In many instances, high-quality water is also used to dilute effluent to within discharge quality limits, and high-quality, potable water is unnecessarily used for applications such as the washing of vehicles and flushing toilets, she said.
Such “wasteful daily practices” could be curbed, with treated MIW and AMD being supplemented for such purposes, she said.
The guidelines and legislation governing the use of water recycling were available, but, she said, in many cases, they were ambiguous and confusing, resulting in a negative impact on any technology development going forward.
However, Grewar proposed some options as highly viable uses for treated AMD and MIW in the agriculture industry.
“We compared the maximum contaminant limits of the more relevant elements for potential reuse activities, including crop irrigation; livestock watering; discharge to sewers for sanitation use; discharge to a water course; and use as drinking water.”
Using such treated water for crop irrigation is highly feasible and would go a long way towards assisting farmers in accessing useable water.
Her enthusiasm in using such water for agricultural purposes is rooted in the fact that agriculture accounts for most of the freshwater withdrawals in South Africa, at well over 60%. “This is not difficult to understand – to produce 1 kg of cereal grain requires 1 000 ℓ of water, and to produce 1 kg of beef requires 43 000 ℓ.”
Further, there is an expected increase in irrigated land in South Africa of about 33% by 2030, which will result in an increased shortage of water, with government predicting a massive countrywide shortfall by 2030.
To mitigate the shortfall, “ . . . govern- ment gives us a hint [at the measures it intends taking] in the National Water Resources Strategy II, [in terms of which] it has committed to exploring the use of new technologies for reusing wastewater and for using treated mine water”, Grewar added.
She pointed out that treated MIW and AMD could be used in crop irrigation, particularly the irrigation of food crops, forage crops (for livestock feed) and energy crops for biofuel production. “This is where MIW fits in the water- energy-food nexus, rapidly gaining global recognition as a strategic area of importance, and it is only going to become more of an issue going forward.”

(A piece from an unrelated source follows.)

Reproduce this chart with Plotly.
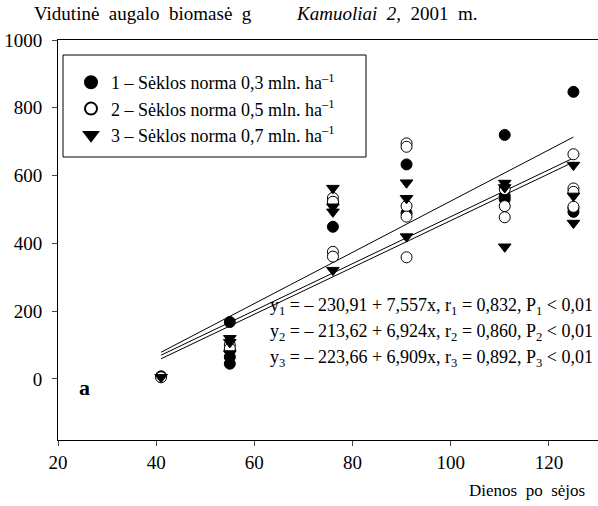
import plotly.graph_objects as go

# ---- data ----
days1 = [41, 55, 55, 55, 55, 76, 76, 91, 91, 111, 111, 111, 125, 125, 125]
bio1 = [8, 168, 85, 65, 45, 449, 520, 633, 489, 720, 540, 530, 847, 504, 493]

days2 = [41, 55, 55, 76, 76, 76, 76, 91, 91, 91, 91, 91, 111, 111, 111, 125, 125, 125, 125]
bio2 = [5, 100, 90, 534, 523, 375, 361, 695, 685, 510, 479, 359, 560, 510, 477, 663, 562, 552, 508]

days3 = [41, 55, 55, 55, 76, 76, 76, 76, 91, 91, 91, 111, 111, 111, 125, 125, 125]
bio3 = [5, 120, 108, 75, 563, 508, 493, 321, 579, 533, 420, 578, 565, 390, 631, 540, 460]

series_names = [
    "1 – Sėklos norma 0,3 mln. ha<sup>–1</sup>",
    "2 – Sėklos norma 0,5 mln. ha<sup>–1</sup>",
    "3 – Sėklos norma 0,7 mln. ha<sup>–1</sup>",
]
intercepts = [-230.91, -213.62, -223.66]
slopes = [7.557, 6.924, 6.909]
fit_range = [41, 125]

equations = [
    "y<sub>1</sub> = – 230,91 + 7,557x, r<sub>1</sub> = 0,832, P<sub>1</sub> < 0,01",
    "y<sub>2</sub> = – 213,62 + 6,924x, r<sub>2</sub> = 0,860, P<sub>2</sub> < 0,01",
    "y<sub>3</sub> = – 223,66 + 6,909x, r<sub>3</sub> = 0,892, P<sub>3</sub> < 0,01",
]

x_ticks = [20, 40, 60, 80, 100, 120]
y_ticks = [0, 200, 400, 600, 800, 1000]

NB = "\u00a0"
title_left = f"Vidutinė{NB}{NB}augalo{NB}{NB}biomasė{NB}{NB}g"
title_right = f"<i>Kamuoliai{NB}{NB}2</i>,{NB}{NB}2001{NB}{NB}m."
x_title = f"Dienos{NB}{NB}po{NB}{NB}sėjos"

FONT = "Liberation Serif"
FS = 18
W, H = 598, 506
ML, MT, MB = 58, 40, 66
PH = H - MT - MB


def px_x(p):
    return (p - ML) / (W - ML)


def px_y(p):
    return (H - MB - p) / PH


fig = go.Figure()

# regression lines
for a, b in zip(intercepts, slopes):
    fig.add_trace(go.Scatter(
        x=fit_range, y=[a + b * v for v in fit_range], mode="lines",
        line=dict(color="black", width=1), showlegend=False, hoverinfo="skip"))

styles = [
    dict(symbol="circle", color="black", size=11, line=dict(color="black", width=1)),
    dict(symbol="circle", color="white", size=11, line=dict(color="black", width=1)),
    dict(symbol="triangle-down", color="black", size=11, line=dict(color="black", width=1)),
]
for xs, ys, name, st in zip([days1, days2, days3], [bio1, bio2, bio3], series_names, styles):
    fig.add_trace(go.Scatter(x=xs, y=ys, mode="markers", name=name, marker=st))

# legend frame
fig.add_shape(type="rect", xref="paper", yref="paper",
              x0=px_x(63), x1=px_x(366), y0=px_y(157), y1=px_y(55),
              line=dict(color="black", width=1), fillcolor="white", layer="below")

fig.update_layout(
    width=W, height=H,
    margin=dict(l=ML, r=0, t=MT, b=MB),
    paper_bgcolor="white", plot_bgcolor="white",
    font=dict(family=FONT, size=FS, color="black"),
    showlegend=True,
    legend=dict(x=px_x(71), y=px_y(64), xanchor="left", yanchor="top",
                borderwidth=0, bgcolor="rgba(0,0,0,0)",
                font=dict(family=FONT, size=FS), itemsizing="constant"),
    xaxis=dict(range=[20, 130], tickvals=x_ticks, ticks="outside", ticklen=5,
               showline=True, linecolor="black", linewidth=1, mirror=True,
               showgrid=False, zeroline=False, tickfont=dict(size=19)),
    yaxis=dict(range=[-180, 1000], tickvals=y_ticks, ticks="outside", ticklen=5,
               ticklabelstandoff=6,
               showline=True, linecolor="black", linewidth=1,
               showgrid=False, zeroline=False, tickfont=dict(size=19)),
)

for i, eq in enumerate(equations):
    fig.add_annotation(xref="paper", yref="paper", x=px_x(595), y=px_y(306 + 26 * i),
                       xanchor="right", yanchor="middle", text=eq, showarrow=False,
                       font=dict(family=FONT, size=FS))

fig.add_annotation(xref="paper", yref="paper", x=px_x(77), y=px_y(387),
                   xanchor="left", yanchor="middle", text="<b>a</b>", showarrow=False,
                   font=dict(family=FONT, size=22))

fig.add_annotation(xref="paper", yref="paper", x=px_x(587), y=px_y(490),
                   xanchor="right", yanchor="middle", text=x_title,
                   showarrow=False, font=dict(family=FONT, size=17))

fig.add_annotation(xref="paper", yref="paper", x=px_x(32), y=px_y(13),
                   xanchor="left", yanchor="middle", align="left",
                   text=title_left, showarrow=False, font=dict(family=FONT, size=19))

fig.add_annotation(xref="paper", yref="paper", x=px_x(294), y=px_y(13),
                   xanchor="left", yanchor="middle", align="left",
                   text=title_right,
                   showarrow=False, font=dict(family=FONT, size=19))

fig.write_html("out.html", config={"displayModeBar": False},
               post_script="document.body.style.margin='0';document.body.style.overflow='hidden';")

There are other advantages to using MIW for irrigation: treating MIW and AMD to levels acceptable for irrigation, as opposed to potable quality, results in a “massive capital expenditure reduction, which can be as much as 87%, according to an article in the Journal of the South African Institute of Mining and Metallurgy, titled ‘Collection, Treatment and Re-Use of Mine Water in the Olifants River Catchment’, published in 2001.

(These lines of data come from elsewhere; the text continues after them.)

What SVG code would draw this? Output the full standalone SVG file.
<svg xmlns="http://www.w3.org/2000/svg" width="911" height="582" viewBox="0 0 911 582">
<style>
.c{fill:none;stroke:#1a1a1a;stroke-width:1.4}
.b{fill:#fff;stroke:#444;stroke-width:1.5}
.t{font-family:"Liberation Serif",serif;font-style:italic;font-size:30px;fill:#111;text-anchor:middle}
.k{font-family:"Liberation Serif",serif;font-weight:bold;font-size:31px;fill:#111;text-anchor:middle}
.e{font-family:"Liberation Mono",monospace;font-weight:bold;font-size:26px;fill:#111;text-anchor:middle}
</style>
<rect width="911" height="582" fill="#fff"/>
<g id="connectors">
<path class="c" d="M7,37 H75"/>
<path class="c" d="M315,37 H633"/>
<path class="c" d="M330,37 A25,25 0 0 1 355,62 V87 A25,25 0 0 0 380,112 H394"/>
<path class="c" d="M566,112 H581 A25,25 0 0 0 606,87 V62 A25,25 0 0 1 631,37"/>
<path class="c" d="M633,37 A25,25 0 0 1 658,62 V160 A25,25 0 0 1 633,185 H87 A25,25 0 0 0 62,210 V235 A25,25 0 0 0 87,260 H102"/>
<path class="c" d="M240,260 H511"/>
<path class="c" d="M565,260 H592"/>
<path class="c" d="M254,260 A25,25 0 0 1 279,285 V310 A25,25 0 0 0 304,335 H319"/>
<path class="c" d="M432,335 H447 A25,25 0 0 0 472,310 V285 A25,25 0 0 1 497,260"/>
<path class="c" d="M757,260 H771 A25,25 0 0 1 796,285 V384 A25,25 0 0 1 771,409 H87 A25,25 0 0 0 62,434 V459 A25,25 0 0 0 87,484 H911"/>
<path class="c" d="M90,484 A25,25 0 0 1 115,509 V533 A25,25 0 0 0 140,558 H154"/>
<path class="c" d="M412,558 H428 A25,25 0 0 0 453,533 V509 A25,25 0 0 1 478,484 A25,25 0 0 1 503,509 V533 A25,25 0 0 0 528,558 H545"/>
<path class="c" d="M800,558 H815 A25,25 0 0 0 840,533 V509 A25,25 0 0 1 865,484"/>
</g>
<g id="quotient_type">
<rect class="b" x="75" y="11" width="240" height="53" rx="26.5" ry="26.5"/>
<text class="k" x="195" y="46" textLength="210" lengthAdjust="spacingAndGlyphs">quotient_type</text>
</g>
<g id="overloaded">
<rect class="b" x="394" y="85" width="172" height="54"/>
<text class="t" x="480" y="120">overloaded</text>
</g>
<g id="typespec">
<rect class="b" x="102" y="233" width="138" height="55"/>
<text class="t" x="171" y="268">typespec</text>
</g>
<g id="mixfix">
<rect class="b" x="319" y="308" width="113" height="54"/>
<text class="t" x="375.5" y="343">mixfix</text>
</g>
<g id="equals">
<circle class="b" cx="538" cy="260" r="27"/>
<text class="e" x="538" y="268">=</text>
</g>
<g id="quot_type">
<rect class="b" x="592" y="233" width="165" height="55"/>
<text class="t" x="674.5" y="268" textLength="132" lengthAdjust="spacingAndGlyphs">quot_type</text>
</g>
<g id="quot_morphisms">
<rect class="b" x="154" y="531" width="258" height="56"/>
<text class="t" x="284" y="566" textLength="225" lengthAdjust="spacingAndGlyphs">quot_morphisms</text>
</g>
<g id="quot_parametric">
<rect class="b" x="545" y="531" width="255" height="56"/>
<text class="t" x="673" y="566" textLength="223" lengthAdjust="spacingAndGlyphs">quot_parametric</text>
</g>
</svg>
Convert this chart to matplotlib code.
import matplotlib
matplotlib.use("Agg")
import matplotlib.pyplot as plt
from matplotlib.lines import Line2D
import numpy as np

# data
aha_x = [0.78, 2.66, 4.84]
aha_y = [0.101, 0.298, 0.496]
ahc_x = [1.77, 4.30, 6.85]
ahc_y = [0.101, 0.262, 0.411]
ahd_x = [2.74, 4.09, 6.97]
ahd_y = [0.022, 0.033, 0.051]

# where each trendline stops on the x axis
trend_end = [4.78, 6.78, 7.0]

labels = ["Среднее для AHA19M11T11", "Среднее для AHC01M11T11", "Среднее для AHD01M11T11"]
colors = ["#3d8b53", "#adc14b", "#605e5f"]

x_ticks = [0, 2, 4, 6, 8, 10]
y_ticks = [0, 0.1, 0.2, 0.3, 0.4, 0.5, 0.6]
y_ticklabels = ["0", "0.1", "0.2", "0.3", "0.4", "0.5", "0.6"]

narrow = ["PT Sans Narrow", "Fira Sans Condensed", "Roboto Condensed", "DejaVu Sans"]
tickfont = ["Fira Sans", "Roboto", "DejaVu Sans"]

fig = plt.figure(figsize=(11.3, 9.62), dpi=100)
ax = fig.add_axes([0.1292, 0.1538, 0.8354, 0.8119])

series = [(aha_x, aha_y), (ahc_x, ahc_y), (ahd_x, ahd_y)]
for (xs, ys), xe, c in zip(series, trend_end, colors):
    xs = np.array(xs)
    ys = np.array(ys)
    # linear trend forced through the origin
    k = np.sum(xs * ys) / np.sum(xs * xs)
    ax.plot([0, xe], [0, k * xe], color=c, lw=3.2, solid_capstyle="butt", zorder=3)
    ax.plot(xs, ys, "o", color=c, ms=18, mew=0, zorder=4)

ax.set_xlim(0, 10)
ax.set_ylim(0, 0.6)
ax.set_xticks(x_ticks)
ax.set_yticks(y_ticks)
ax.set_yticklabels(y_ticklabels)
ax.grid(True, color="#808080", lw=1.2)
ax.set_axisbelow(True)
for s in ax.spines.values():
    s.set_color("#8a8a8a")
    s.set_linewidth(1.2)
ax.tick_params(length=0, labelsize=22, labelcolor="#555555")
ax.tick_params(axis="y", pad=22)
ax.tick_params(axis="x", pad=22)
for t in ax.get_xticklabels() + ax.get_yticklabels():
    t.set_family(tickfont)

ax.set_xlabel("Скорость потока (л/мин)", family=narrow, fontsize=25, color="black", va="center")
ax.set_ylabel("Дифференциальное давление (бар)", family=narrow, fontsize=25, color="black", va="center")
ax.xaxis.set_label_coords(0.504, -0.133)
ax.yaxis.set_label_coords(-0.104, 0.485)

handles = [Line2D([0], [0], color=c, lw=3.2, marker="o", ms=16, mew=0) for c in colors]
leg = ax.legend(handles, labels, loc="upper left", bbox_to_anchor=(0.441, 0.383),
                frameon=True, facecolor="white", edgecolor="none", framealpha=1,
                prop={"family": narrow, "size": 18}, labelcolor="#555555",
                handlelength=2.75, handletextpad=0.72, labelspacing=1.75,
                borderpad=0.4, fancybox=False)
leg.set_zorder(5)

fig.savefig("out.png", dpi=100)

The journal also states that the opex for agricultural use results in a reduction of as much as 79% in operating costs.
Moreover, much of the irrigated farmland is often located near mine decant sources, thereby limiting the need and cost for water collection and distribution.
SAFE TO USE
MIW/AMD can be used successfully. Grewar highlights that studies have been investigating the use of such water since 1983.
The Water Research Commission and the University of Pretoria have teamed up over many years to conduct a number of “very successful” research projects; the most recent commercial-scale projects incorporated reused gypsiferous, limed mine water and mine effluent in the production of food and forage crops, she explained.
“They have also done extensive research and modelling regarding the safety of the products and the effects of using treated AMD for irrigation on groundwater quality. Currently, the resulting produce is being sold because it meets safety requirements.”
Grewar concluded that MIW and AMD treatment options needed to become less expensive and more sustainable in the long term. “I believe the most suitable option for reusing treated MIW and AMD is crop irrigation, particularly the irrigation of food, forage and energy crops, as this all fits very neatly [in] the water-energy-food nexus . . . I believe that integrated treatment and reuse plans need to be considered a priority in all cases, with discharge the option of last resort.”